Best Tools of All Time

Forget the Snap-On Tools truck; it's never there when you need it. Besides, there are only ten things in this world you need to fix any car, any place, any time.

DUCT TAPE: Not just a tool, a veritable Swiss Army knife in stickum and plastic. It's safety wire, body material, radiator hose, upholstery, insulation, tow rope, and more in one easy-to-carry package. Sure, there's a prejudice surrounding duct tape in concourse competitions, but in the real world everything from LeMans - winning Porsches to Atlas rockets - uses it by the yard. The only thing that can get you out of more scrapes is a quarter and a phone booth.

VICE-GRIPS: Equally adept as a wrench, hammer, pliers, baling wire twister, breaker-off of frozen bolts, and wiggle-it-till-it-falls-off tool. The heavy artillery of your toolbox, Vice Grips are the only tool designed expressly to fix things screwed up beyond repair.

SPRAY LUBRICANTS: A considerably cheaper alternative to new doors, alternators, and other squeaky items. Slicker than pig phlegm. Repeated soakings of WD-40 will allow the main hull bolts of the Andrea Dora to be removed by hand. Strangely enough, an integral part of these sprays is the infamous little red tube that flies out of the nozzle if you look at it cross-eyed, one of the ten worst tools of all time.
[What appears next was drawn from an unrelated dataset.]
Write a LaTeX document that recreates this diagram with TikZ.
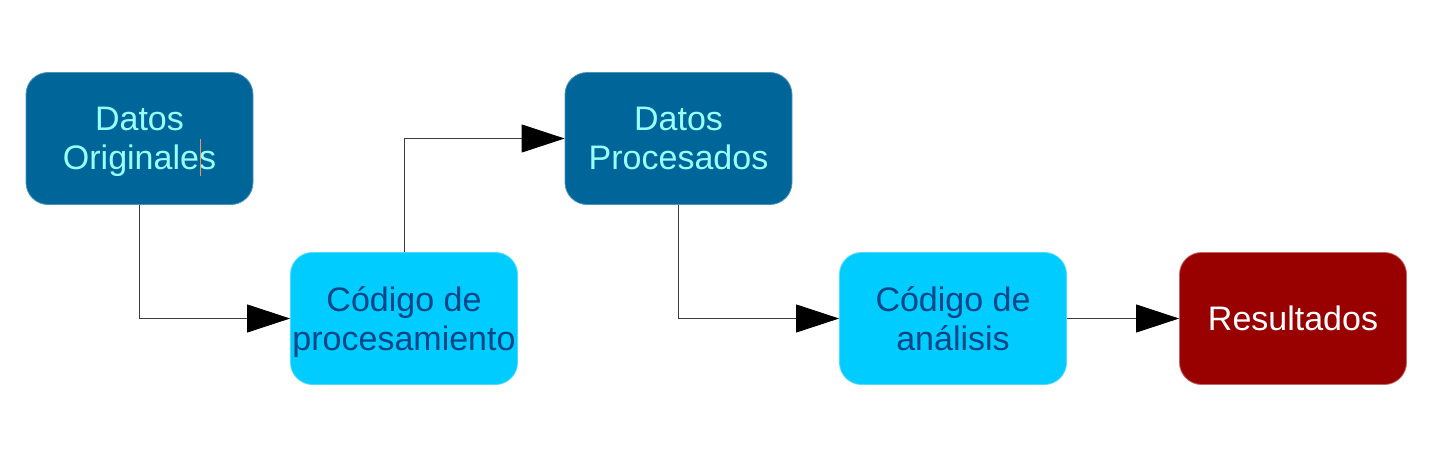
\documentclass[tikz,border=0pt]{standalone}
\usepackage{fontspec}
\setmainfont{Liberation Sans}
\usetikzlibrary{arrows.meta}
\definecolor{darkblue}{RGB}{0,102,153}
\definecolor{lightcyan}{RGB}{153,255,255}
\definecolor{skyblue}{RGB}{0,204,255}
\definecolor{navytext}{RGB}{0,69,134}
\definecolor{darkred}{RGB}{153,0,0}
\definecolor{linegray}{RGB}{60,60,60}
\definecolor{cursorcol}{RGB}{240,150,90}
\tikzset{
  box/.style={rectangle, rounded corners=22pt, minimum width=227pt, minimum height=132pt,
    inner sep=0pt, align=center, text depth=0pt, font=\fontsize{34}{39}\selectfont},
  databox/.style={box, fill=darkblue, draw=darkblue!70!white, line width=0.8pt, text=lightcyan},
  codebox/.style={box, fill=skyblue, draw=skyblue!70!white, line width=0.8pt, text=navytext},
  resbox/.style={box, fill=darkred, draw=darkred!60!white, line width=0.8pt, text=white},
  conn/.style={draw=linegray, line width=0.9pt, -{Triangle[length=43pt,width=28pt,fill=black,color=black]}}
}
\begin{document}
\begin{tikzpicture}[x=1pt,y=-1pt]
\useasboundingbox (0,0) rectangle (1433,471);
\node[databox] (o) at (139.5,138.5) {Datos\\Originales};
\node[codebox] (p) at (404,318.5) {Código de\\procesamiento};
\node[databox] (dp) at (678.5,138.5) {Datos\\Procesados};
\node[codebox] (a) at (953,318.5) {Código de\\análisis};
\node[resbox] (r) at (1293,318.5) {Resultados};
\draw[conn] (o.south) |- (p.west);
\draw[conn] (p.north) |- (dp.west);
\draw[conn] (dp.south) |- (a.west);
\draw[conn] (a.east) -- (r.west);
\draw[cursorcol, line width=1.5pt] (200.5,139) -- (200.5,176);
\end{tikzpicture}
\end{document}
MARGARINE TUBS WITH CLEAR LIDS: If you spend all your time under the hood looking for a frendle pin that caromed off the peedle valve when you knocked both off the air cleaner, it's because you eat butter. Real mechanics consume pounds of tasteless vegetable oil replicas, just so they can use the empty tubs for parts containers afterward. (Some, of course, chuck the butter-colored goo altogether or use it to repack wheel bearings.) Unlike air cleaners and radiator lips, margarine tubs aren't connected by a time/space wormhole to the Parallel Universe of Lost Frendle Pins.

BIG ROCK AT THE SIDE OF THE ROAD: Block up a tire. Smack corroded battery terminals. Pound out a dent. Bop nosy know-it-all types on the noodle. Scientists have yet to develop a hammer that packs the raw banging power of granite or limestone. This is the only tool with which a "made in India" emblem is not synonymous with the user's maiming.

PLASTIC ZIP TIES: After twenty years of lashing down stray hoses and wired with old bread ties, some genius brought a slightly slicked up version to the auto parts market. Fifteen zip ties can transform a hulking mass of amateur-quality rewiring from a working model of the Brazilian rain forest into something remotely resembling a wiring harness. Of course, it works both ways. When buying used cars, subtract $100.00 for each zip tie under the hood.

RIDICULOUSLY LARGE STANDARD SCREWDRIVER WITH LIFETIME GUARANTEE: Let's admit it. There's nothing better for prying, chiseling, lifting, breaking, splitting, or mutilating than a huge flat-bladed screwdriver, particularly when wielded with gusto and a big hammer. This is also the tool of choice for oil filters so insanely located they can only be removed by driving a stake in one side and out the other. If you break the screwdriver - and you will, just like Dad or your shop teacher said - who cares? It's guaranteed.

BAILING WIRE: Commonly known as MG muffler brackets, bailing wire holds anything that's too hot for tape or ties. Like duct tape, it's not recommended for concourse contenders since it works so well you'll never replace it with the right thing again. Bailing wire is a sentimental favorite in some circles, particularly with MG, Triumph, and flathead Ford set.

BONKING STICK: This monstrous tuning fork with devilishly pointy ends is technically known as a tie-rod- end separator, but how often do you separate tie-ends? Once every decade, if you're lucky. Other than medieval combat, its real use is the all purpose application of undue force, not unlike that of the huge flat-bladed screwdriver. Nature doesn't know the bent metal panel or frozen exhaust pipe that can stand up to a good bonking stick. (Can also be used to separate tie-rod ends in a pinch, of course, but does a lousy job of it).